Increasingly, the actions of the Roberts Court are making clear that a critical priority for this Democratic Congressional majority -- and any subsequent Democratic majorities -- must be to reclaim and protect such landmarks as the Civil Rights Act. Members of Congress need to get mad and get even -- this time around, using tamper-proof legislative "fixes" and some displays of institutional anger and saber-rattling. These activist justices will have to be disabused of the skepticism, evident in this case and others, that Congress has the political will or capacity to get its way or defend its constitutional turf. The instant pledges of Senator Hillary Clinton and others to introduce legislation to undo Ledbetter is a promising sign and a step in the right direction.
In the meantime, they can expect more opinions in this vein from the Roberts Court. Justice Alito's solicitude for employers is not new. Before joining the Supreme Court in February 2006, as an appellate judge on the Third Circuit Court of Appeals, he repeatedly pressed legal theories or factual interpretations, usually in dissent, designed to keep juries from hearing employment discrimination claims. In one such case, the majority opinion observed that his position "would immunize an employer" even if he or she were motivated by "conscious racial bias." In another, the majority noted that if his approach represented the law, "few if any [discrimination] cases would survive."

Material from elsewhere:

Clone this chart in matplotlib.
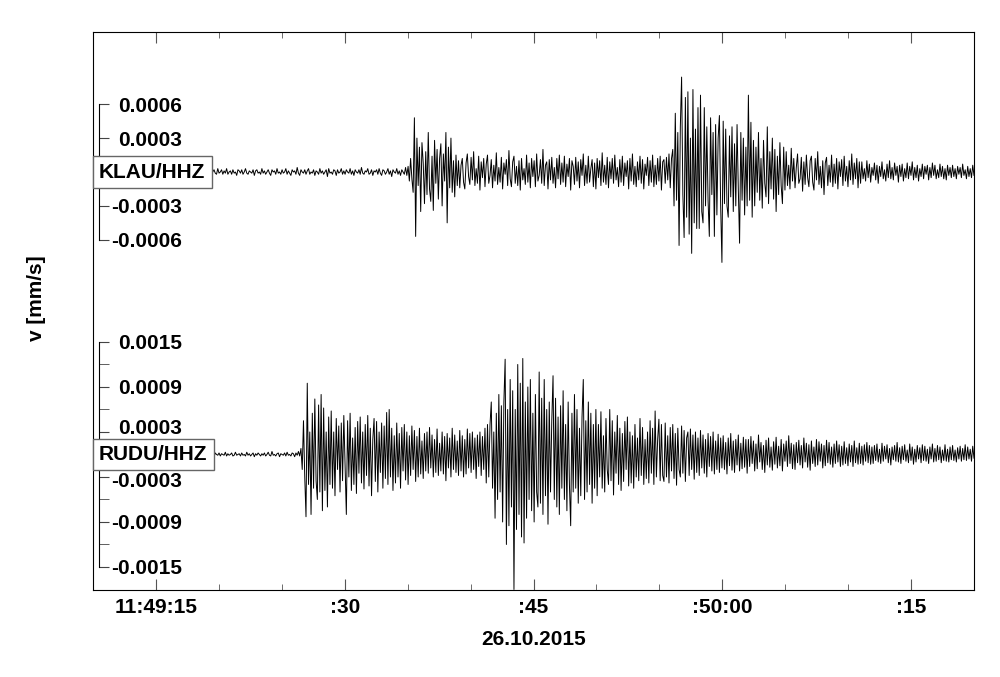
import numpy as np
import matplotlib
matplotlib.use('Agg')
import matplotlib.pyplot as plt
import matplotlib.transforms as mtransforms
from matplotlib.ticker import MultipleLocator

plt.rcParams['font.family'] = ['Liberation Sans', 'DejaVu Sans']
plt.rcParams['font.weight'] = 'bold'
plt.rcParams['font.size'] = 15

# time axis: seconds after 11:49:10 (26.10.2015), one sample every 0.1 s
t_start = 0
t_end = 70
tick_pos = [5, 20, 35, 50, 65]
tick_labels = ['11:49:15', ':30', ':45', ':50:00', ':15']

# amplitudes, in 1e-5 mm/s
unit = 1e-5

# KLAU/HHZ
klau_noise = [1,-2,0,2,-1,-3,1,2,-1,0,-2,1,3,-1,-2,0,1,-1,2,-2,0,1,-3,2,-1,
              0,2,-1,-2,1,3,-2,0,-1,2,1,-2,0,-3,2,1,-1,0,2,-2,-1,3,0,-2,1,
              -1,2,0,-2,3,-1,-2,1,0,2,-3,1,-1,0,2,-2,1,3,-2,-1,0,1,-2,2,-1,
              1,-3,2,0,-1,2,-2,1,3,-1,0,-2,1,-1,2,0,-3,2,1,-2,0,2,-1,-2,3,
              -1,0,2,-2,1,-1,3,-2,0,1,-2,2,-1,0,-3,2,1,-1,2,-2,0,3,-1,-2,1,
              0,-1,2,-3,1,2,-1,0,-2,3,-1,1,-2,0,2,-1,-3,2,0,1,-2,3,-1,0,-2,
              2,-1,0,3,-2,1,-1,-3,2,0,1,-2,4,-1,-3,2,0,-1,2,-2,1,3,-2,0,-1,
              2,-3,1,0,-2,3,-1,1,-2,0,2,-4,3,-1,0,-2,2,1,-3,2,-1,0,3,-2,1,
              -2,2,0,-1,3,-2,1,-3,2,0,-1,2,-2,4,-1,-2,1,0,3,-2,-1,2,-3,1,0,
              2,-2,3,-1,-3,2,1,-2,0,3,-2,1,-4,2,0,-1,3,-2,1,-3,2,0,-2,4,-3]
klau_p = [5,-8,12,-6,-18,48,-57,30,-12,22,-35,26,8,-28,18,-20,35,-15,-26,14,
          -34,28,-10,20,-24,12,25,-30,16,-8,35,-45,22,-14,30,-18,10,-22,15,-12]
klau_coda1 = [10,-14,6,12,-9,-15,8,16,-4,-11,13,-7,18,-12,3,-10,14,
              -16,9,-5,12,-13,7,15,-10,-3,11,-14,6,-8,17,-11,4,-9,
              13,-15,8,-2,11,-12,19,-6,-13,9,14,-10,5,-12,10,-16,12,
              -7,3,-11,15,-9,8,-14,12,-4,10,-13,16,-8,-3,11,-10,20,
              -12,6,9,-15,11,-7,13,-10,4,-14,12,-6,15,-11,8,-9,14,
              -13,7,-4,12,-16,10,5,-11,13,-8,9,-14,11,-3,16,-12,6,
              -10,14,-9,3,11,-13,8,-15,12,-5,10,-12,17,-9,6,-11,13,
              -14,9,-6,12,-10,15,-7,4,-13,11,-9,14,-12,8,-4,10,-15,
              12,-8,16,-11,5,-13,9,-7,14,-10,11,-15,7,-3,13,-12,10,
              -9,15,-13,6,-11,12,-8,14,-16,9,11,-10,13,-7,16,-14,12]
klau_s = [20,-30,52,-25,35,-65,40,84,-20,-58,66,-40,71,-55,30,-72,73,-45,38,-50,
          57,-50,68,-35,-45,57,-30,40,-25,-57,48,-20,35,-57,42,-38,30,50,-30,-80,
          45,-28,38,-30,-40,32,-22,40,-35,25,-30,42,-15,-63,35,-25,30,-38,22,-30,
          68,-25,44,-40,28]
klau_s2 = [-30,22,-18,35,-25,12,-32,28,-10,-22,40,-28,18,-15,30,-24,20,-35,14,-20,
           26,-12,-28,22,-16]
klau_coda2 = [18,-12,6,-15,21,-8,12,-14,4,16,-10,-6,13,-17,9,-11,15,-5,-13,10,
              14,-9,-16,12,-7,18,-11,5,-14,10,-20,8,13,-12,6,-9,15,-13,7,-10,
              12,-15,9,-4,11,-12,14,-8,5,-13,10,-7,16,-11,8,-6,12,-14,9,-10]
klau_tail = [9,-6,3,-8,10,-5,7,-9,4,-3,8,-7,6,-10,5,-4,9,-6,
             2,-8,7,-5,10,-6,4,-7,8,-3,5,-9,6,-4,7,-8,3,-5,
             8,-6,5,-3,9,-7,4,-5,6,-8,3,-4,7,-6,5,-2,6,-7,
             4,-5,8,-3,6,-6,2,-5,7,-4,5,-6,3,-7,6,-3,4,-5,
             6,-4,3,-6,5,-2,4,-5,7,-3,2,-6,5,-4,3,-5,6,-3]

# RUDU/HHZ
rudu_noise = [1,-2,0,2,-1,-2,1,3,-1,0,-2,1,2,-1,-3,
              2,0,-1,1,-2,3,-1,0,2,-2,1,-1,-2,2,0,
              -1,3,-2,1,0,-1,2,-3,1,2,-1,0,-2,1,-1,
              2,-2,0,3,-1,-2,1,0,-1,2,-3,2,1,-1,0,
              -2,1,3,-2,0,1,-1,2,-2,0,-1,3,-2,1,0,
              -1,2,-2,1,-3,2,0,-1,1,-2,2,0,-1,3,-2,
              1,0,-2,2,-1,1,-3,2,0,-1,2,-2,1,0,-1,
              3,-2,1,-1,0,2,-2,-1,3,-1,0,1,-2,2,-1,
              0,-2,3,-1,1,-2,0,2,-3,1,-1,2,0,-2,1,
              -1,2,-2,0,3,-1,-2,4,-1,0,-2,1,2,-3,1,
              0,-1,2,-2,3,-1,0,-2,2,1,-3,2,-1,4,-2]
rudu_p = [8,-20,45,-30,-83,95,-40,30,-80,55,-45,74,-35,-60,66,-50,80,-75,62,-48,
          30,-70,50,-40,58]
rudu_coda1 = [-45,30,-55,48,-20,38,-50,42,-35,52,-15,-80,45,-30,55,-48,22,-40,36,-52,44,-25,50,-38,30,
              -46,40,-28,52,-42,35,-55,20,48,-36,44,-50,30,-24,42,-45,38,-32,56,-40,60,-30,35,-48,25,
              -38,42,-30,28,-45,36,-22,40,-34,30,-40,25,-28,38,-20,32,-36,24,-30,35,-26,18,-32,28,-22,
              30,-25,36,-18,26,-30,20,-24,34,-28,15,-22,30,-26,24,-35,28,-18,22,-30,35,-20,26,-24,18,
              -28,32,-22,25,-30,20,-26,34,-18,28,-24,30,-20,22,-32,26,-16,30,-28,24,-20,35,-38,40,-30]
rudu_s = [40,70,-45,30,-85,55,-60,80,-50,65,-90,70,127,-120,60,-95,100,-70,85,-180,
          60,-100,120,-80,95,-110,128,-118,70,-85,90,-60,100,-75,55,-90,80,-50,-70,110,
          -65,75,-80,100,-55,60,-93,70,-50,45,105,-60,75,-70,50,-80,65,-45,85,-60,
          40,-75,70,-40,-95,55,-50,80,-45,60,-65,35,-55,50,100,-60,45,-50,70,-40,
          55,-65,40,-45,60]
rudu_s2 = [-55,40,-30,57,-45,25,-50,48,-20,-40,60,-35,45,-54,30,-25,52,-40,35,-48,
           28,-36,44,-20,50,-42,30,-38,25,-45,40,-30,22,-35,48,-28,36,-40,20,-32]
rudu_coda2 = [30,-38,45,-25,35,-40,58,-30,20,47,-35,40,-28,-36,42,-30,25,-38,36,-22,
              40,-32,28,-41,35,-20,-30,38,-25,32,-36,22,30,-28,34,-20,26,-33,30,-24,
              22,-28,32,-18,26,-25,20,-30,28,-16,24,-22,30,-26,18,-20,27,-24,22,-18,
              25,-20,16,-26,22,-15,28,-21,18,-24,20,-14,26,-22,15,-19,23,-17,20,-25]
rudu_coda3 = [20,-16,24,-12,18,-22,14,-19,26,-10,16,-20,12,-24,19,-14,22,-17,10,-21,
              17,-13,23,-18,11,-15,20,-22,14,-9,18,-16,25,-12,15,-19,13,-20,16,-11,
              19,-14,12,-18,22,-10,15,-17,13,-21,18,-12,10,-16,20,-14,17,-9,14,-18,
              12,-15,19,-11,16,-13,10,-17,14,-12,18,-10,13,-16,11,-14,17,-12,9,-15,
              14,-10,12,-16,18,-11,9,-13,15,-12,11,-14,13,-9,16,-11,12,-13,10,-12]
rudu_tail = [12,-8,14,-10,7,-12,15,-9,11,-6,13,-11,8,-14,10,-7,12,-9,16,-10,
             9,-12,11,-7,13,-9,6,-11,14,-8,10,-13,7,-10,12,-6,9,-11,13,-8,
             11,-9,7,-12,10,-6,14,-10,8,-9,12,-7,10,-11,6,-8,13,-9,7,-10,
             10,-7,12,-8,6,-10,9,-6,11,-9,8,-7,13,-8,10,-6,7,-9,11,-5]

klau = np.array(klau_noise + klau_p + klau_coda1 + klau_s + klau_s2 + klau_coda2 + klau_tail) * unit
rudu = np.array(rudu_noise + rudu_p + rudu_coda1 + rudu_s + rudu_s2 + rudu_coda2 + rudu_coda3 + rudu_tail) * unit
t_klau = np.linspace(t_start, t_end, len(klau))
t_rudu = np.linspace(t_start, t_end, len(rudu))

klau_ticks = [-0.0006, -0.0003, 0, 0.0003, 0.0006]
klau_labels = ['-0.0006', '-0.0003', '', '0.0003', '0.0006']
rudu_ticks = [-0.0015, -0.0009, -0.0003, 0.0003, 0.0009, 0.0015]
rudu_labels = ['-0.0015', '-0.0009', '-0.0003', '0.0003', '0.0009', '0.0015']
rudu_minor = [-0.0012, -0.0006, 0, 0.0006, 0.0012]


fig = plt.figure(figsize=(10, 6.77), dpi=100)
rect = [0.093, 87 / 677, 0.881, 558 / 677]

ax = fig.add_axes(rect)
ax.set_xlim(t_start, t_end)
ax.set_ylim(0, 1)
ax.set_yticks([])
ax.set_xticks(tick_pos)
ax.set_xticklabels(tick_labels)
ax.xaxis.set_minor_locator(MultipleLocator(5))
ax.tick_params(axis='x', which='both', direction='in', top=True, bottom=True, color='#555555')
ax.tick_params(axis='x', which='major', length=8, pad=6)
ax.tick_params(axis='x', which='minor', length=4)
ax.set_xlabel('26.10.2015', labelpad=9, fontweight='bold')
fig.text(0.036, 1 - 298 / 677, 'v [mm/s]', rotation=90, ha='center', va='center')


def trace(t, v, ylim, ticks, labels, minor, name, nudge=0):
    a = fig.add_axes(rect)
    a.patch.set_visible(False)
    for s in ['top', 'right', 'bottom']:
        a.spines[s].set_visible(False)
    a.set_xlim(t_start, t_end)
    a.set_ylim(*ylim)
    a.set_xticks([])
    a.plot(t, v, color='black', lw=0.7)
    a.spines['left'].set_position(('axes', 6 / 881))
    a.spines['left'].set_bounds(ticks[0], ticks[-1])
    a.set_yticks(ticks)
    a.set_yticklabels(labels)
    a.set_yticks(minor, minor=True)
    a.tick_params(axis='y', which='both', direction='in', length=7, pad=-60, color='#444444')
    # labels next to the station box are pushed away from it
    if nudge:
        for val, lab in zip(ticks, a.get_yticklabels()):
            if abs(val) < 0.0004:
                dy = nudge if val > 0 else -nudge / 2
                lab.set_transform(lab.get_transform() +
                                  mtransforms.ScaledTranslation(0, dy / 72, fig.dpi_scale_trans))
    tr = mtransforms.blended_transform_factory(a.transAxes, a.transData)
    a.text(6 / 881, 0, name, transform=tr, ha='left', va='center', zorder=5,
           bbox=dict(boxstyle='square,pad=0.3', fc='white', ec='#666666', lw=1))
    return a


trace(t_klau, klau, (-0.003699, 0.001239), klau_ticks, klau_labels, [], 'KLAU/HHZ')
trace(t_rudu, rudu, (-0.001807, 0.005633), rudu_ticks, rudu_labels, rudu_minor, 'RUDU/HHZ', nudge=4)

fig.savefig('out.png', dpi=100)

In moving his campaign against worker protections to the Supreme Court, Alito and his fellow zealots have drifted far from a recognizably conservative vision of their role. Their message to working citizens like Lilly Ledbetter is clear enough: you may play by the rules, but we will use our life-tenured authority to keep Congress from applying those rules to your boss. So much for equal justice, the rule of law, or respect for Congress.